Our Reviews dataset originates from food.com and features 731927 rows

Reviews

Column	Description
'user_id'	User ID
'recipe_id'	Recipe ID
'date'	Date of interaction
'rating'	Rating given
'review'	Review text

The dataset we’ll be using will be a merged dataset of the two above, cleaned.

Cleaning Data and Exploratory Data Analysis

Data Cleaning

1. Left-Merging recipe and review datasets into one single dataframe.
2. Converted columns to correct types.
3. Replaced N/A values in rating column with 0
4. Extracted review year information from date column.
5. Unpacked the nutrition column into their respective unique columns: nutrition_calories, nutrition_sodium, etc.

Univarable Analysis

In the univariate analysis, we first want to look at the distribution of sodium among recipes.

Distribution of Sodium

This plot resembles that of an exponential distribution. The median is around 15%.

Distribution of Saturated Fat

This plot resembles that of an exponential distribution. The median is around 22%.

Bivariable Analysis

Then, we do a bivariate analysis between the distribution of sodium in recipes and the years the recipes were posted in.

Sodium vs. Year

From this model, we can see that there isn’t too much movement within the amount of sodium featured in recipes over the years.
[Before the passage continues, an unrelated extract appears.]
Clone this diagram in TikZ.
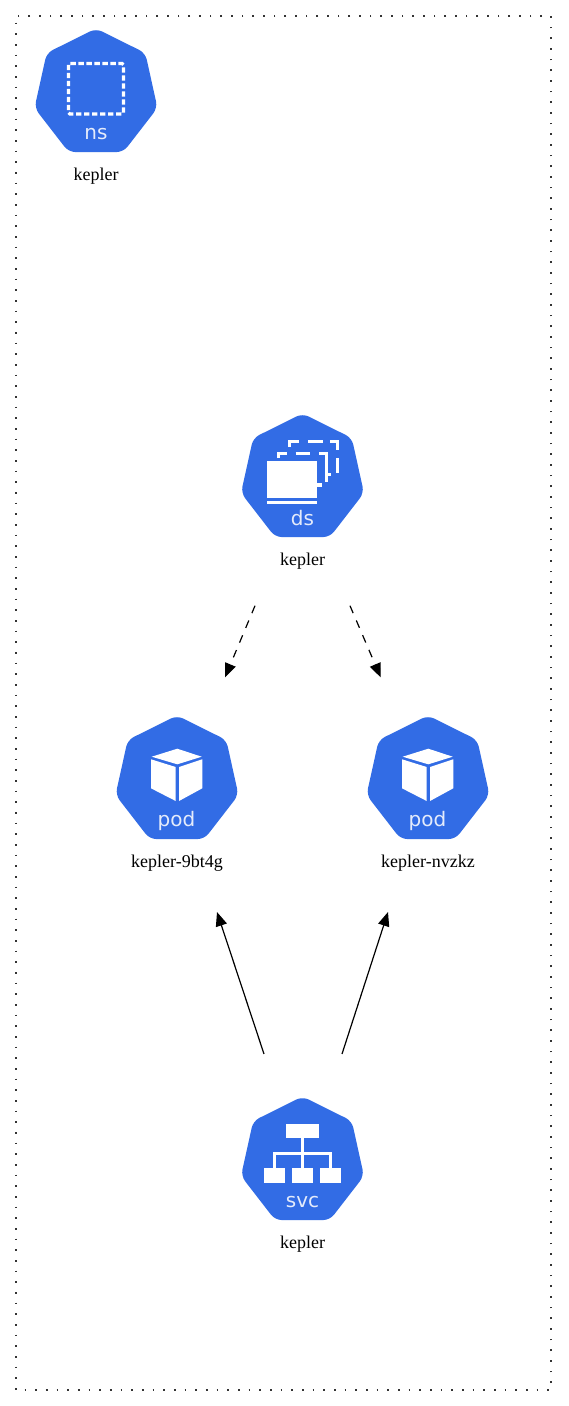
\documentclass[tikz,border=0pt]{standalone}
\usepackage{fontspec}
\setmainfont{Liberation Serif}
\newfontfamily\iconfont{DejaVu Sans}
\usetikzlibrary{shapes.geometric,arrows.meta,calc}
\definecolor{kblue}{HTML}{326CE5}
\definecolor{ktext}{HTML}{E4EBFB}
\tikzset{
  heptagon/.style={regular polygon,regular polygon sides=7,fill=kblue,draw=none,minimum size=97.5pt,inner sep=0pt,outer sep=0pt,rounded corners=5pt,xscale=0.97},
  area/.style={rectangle,draw=none,fill=none,minimum width=180pt,minimum height=176pt,inner sep=0pt,outer sep=0pt},
  caption/.style={anchor=base,font=\fontsize{13.5}{16}\selectfont,text=black,inner sep=0pt},
  icontext/.style={anchor=center,font=\iconfont\fontsize{15}{16}\selectfont,text=ktext,inner sep=0pt},
  iconfill/.style={fill=white,draw=none},
  iconline/.style={draw=white,line width=2.4pt},
  border/.style={draw=black!80,line width=1pt,dash pattern=on 1.2pt off 6.8pt,dash phase=3pt},
  link/.style={draw=black,line width=0.9pt,-{Triangle[length=10.5pt,width=8.5pt]}},
  dashlink/.style={link,dash pattern=on 6pt off 6pt},
}
\begin{document}
\begin{tikzpicture}[x=0.75pt,y=-0.75pt]
\useasboundingbox (0,0) rectangle (568,1406);
\fill[white] (0,0) rectangle (568,1406);
\draw[border] (16,16) rectangle (551,1390);

% namespace
\node[heptagon] (ns) at (96,93.5) {};
\draw[draw=white,line width=2.4pt,dash pattern=on 4pt off 2pt,rounded corners=1pt] (68.5,63.5) rectangle (123.5,114);
\node[icontext] (nstext) at (96,134) {ns};
\node[caption] (nslabel) at (96,180.5) {kepler};

% daemonset
\node[heptagon] (ds) at (302.5,478.5) {};
\fill[iconfill] (266.7,461) rectangle (316.7,497.7);
\fill[iconfill] (266.7,501) rectangle (316.7,504.3);
\draw[iconline] (278.5,458) -- (278.5,453.5) -- (286.7,453.5);
\draw[iconline] (295.7,453.5) -- (310,453.5);
\draw[iconline] (319,453.5) -- (326.5,453.5) -- (326.5,482);
\draw[iconline] (326.5,474.5) -- (330.5,474.5);
\draw[iconline] (316.7,485) -- (321.7,485);
\draw[iconline] (289.5,447) -- (289.5,441.5) -- (299,441.5);
\draw[iconline] (308.3,441.5) -- (323.3,441.5);
\draw[iconline] (330,441.5) -- (337.5,441.5) -- (337.5,450);
\draw[iconline] (337.5,458.3) -- (337.5,473.3);
\node[icontext] (dstext) at (302.5,518.5) {ds};
\node[caption] (dslabel) at (302.5,565.5) {kepler};
\node[area] (dsarea) at (302.5,488.4) {};

% pods
\foreach \nm/\cx/\lab in {podA/177/kepler-9bt4g,podB/428/kepler-nvzkz}{
  \node[heptagon] (\nm) at (\cx,780.5) {};
  \begin{scope}[shift={(\cx,0)}]
    \fill[iconfill] (0.3,748.7) -- (24.7,756.7) -- (0.3,764.3) -- (-25.3,756.7) -- cycle;
    \fill[iconfill] (-26,759.3) -- (-1.3,767) -- (-1.3,801) -- (-26,788.3) -- cycle;
    \fill[iconfill] (2,767) -- (25.3,759.3) -- (25.3,788.3) -- (2,801) -- cycle;
  \end{scope}
  \node[icontext] (\nm-text) at (\cx-0.5,820.5) {pod};
  \node[caption] (\nm-label) at (\cx,867.5) {\lab};
  \node[area] (\nm-area) at (\cx,794.7) {};
}

% service
\node[heptagon] (svc) at (302.5,1161.5) {};
\fill[iconfill] (286,1124) rectangle (319,1138.3);
\fill[iconfill] (264,1168.3) rectangle (285,1182.7);
\fill[iconfill] (292,1168.3) rectangle (313,1182.7);
\fill[iconfill] (320.3,1168.3) rectangle (341,1182.7);
\draw[draw=white,line width=2.4pt] (302.5,1138) -- (302.5,1168.5);
\draw[draw=white,line width=2.4pt] (274.5,1168.5) -- (274.5,1153.3) -- (330.7,1153.3) -- (330.7,1168.5);
\node[icontext] (svctext) at (302.5,1202) {svc};
\node[caption] (svclabel) at (302.5,1248) {kepler};
\node[area] (svcarea) at (302.5,1171.3) {};

% connectors
\draw[dashlink] ($(dsarea.south)+(-47.5,0)$) -- ($(podA-area.north)+(48,0)$);
\draw[dashlink] ($(dsarea.south)+(47.5,0)$) -- ($(podB-area.north)+(-47.3,0)$);
\draw[link] ($(svcarea.north)+(-38.5,0)$) -- ($(podA-area.south)+(40,0)$);
\draw[link] ($(svcarea.north)+(39.5,0)$) -- ($(podB-area.south)+(-40,0)$);
\end{tikzpicture}
\end{document}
We can say that there is no correlation between the two factors.

Interesting Aggregates

Here, we can see aggregate recipe nutrition amounts over the years.

Interestingly, there is a noticable rise in many different nutritional metrics (most notably calories and sugar) on the year 2016. However, studying the causes/correlations of the rise in these metrics in relation to societal events are outside the scope of this project.

Otherwise, this shows that nutritional metrics in recipes have remained pretty consistent over the years.

Assessment of Missingness

Now we conduct an assessment of missingness on our merged dataframe.

NMAR Analysis

When it comes to giving ratings on recipes, a large portion of users who would give an average rating (relative to all ratings people would give) end up not reporting because of the unremarkability of the recipe. This leads to the distribution of ratings being more skewed towards the extremes of the possible ratings. Because the missingness of the rating value is depending upon the rating value itself (or at least, its perception), we can classify this missingness as NMAR.

Missingness Dependency

Here, we can focus on the missingness of rating within our merged dataframe and test the dependence of it on other features.

Rating and Minutes

Significance Level: 0.05 Null Hypothesis: The distribution of the minutes when rating is missing is the same as the distribution of the minutes when rating is not missing.
Alternative Hypothesis: the distribution of the minutes when rating is missing is different from the distribution of the minutes when rating is not missing.

Observed Statistics: The absolute difference between minutes means of the two distributions.

We also draw distribution plots about these two distributions.

Using a permutation test to shuffle the missingness of rating 5000 times to get 5000 results, we get a p-value of about 0.00. Thus, since this p-value falls below our significance value, we reject the null hypothesis. The distribution of the minutes when rating is missing is different from the distribution of the minutes when rating is not missing. The missingness of rating is MAR.

Now we test for the missingness dependency of Rating on the Number of Steps

Rating and Number of Steps

Significance Level: 0.05 Null Hypothesis: The distribution of the Number of Steps when rating is missing is the same as the distribution of the Number of Steps when rating is not missing.
Alternative Hypothesis: the distribution of the Number of Steps when rating is missing is different from the distribution of the Number of Steps when rating is not missing.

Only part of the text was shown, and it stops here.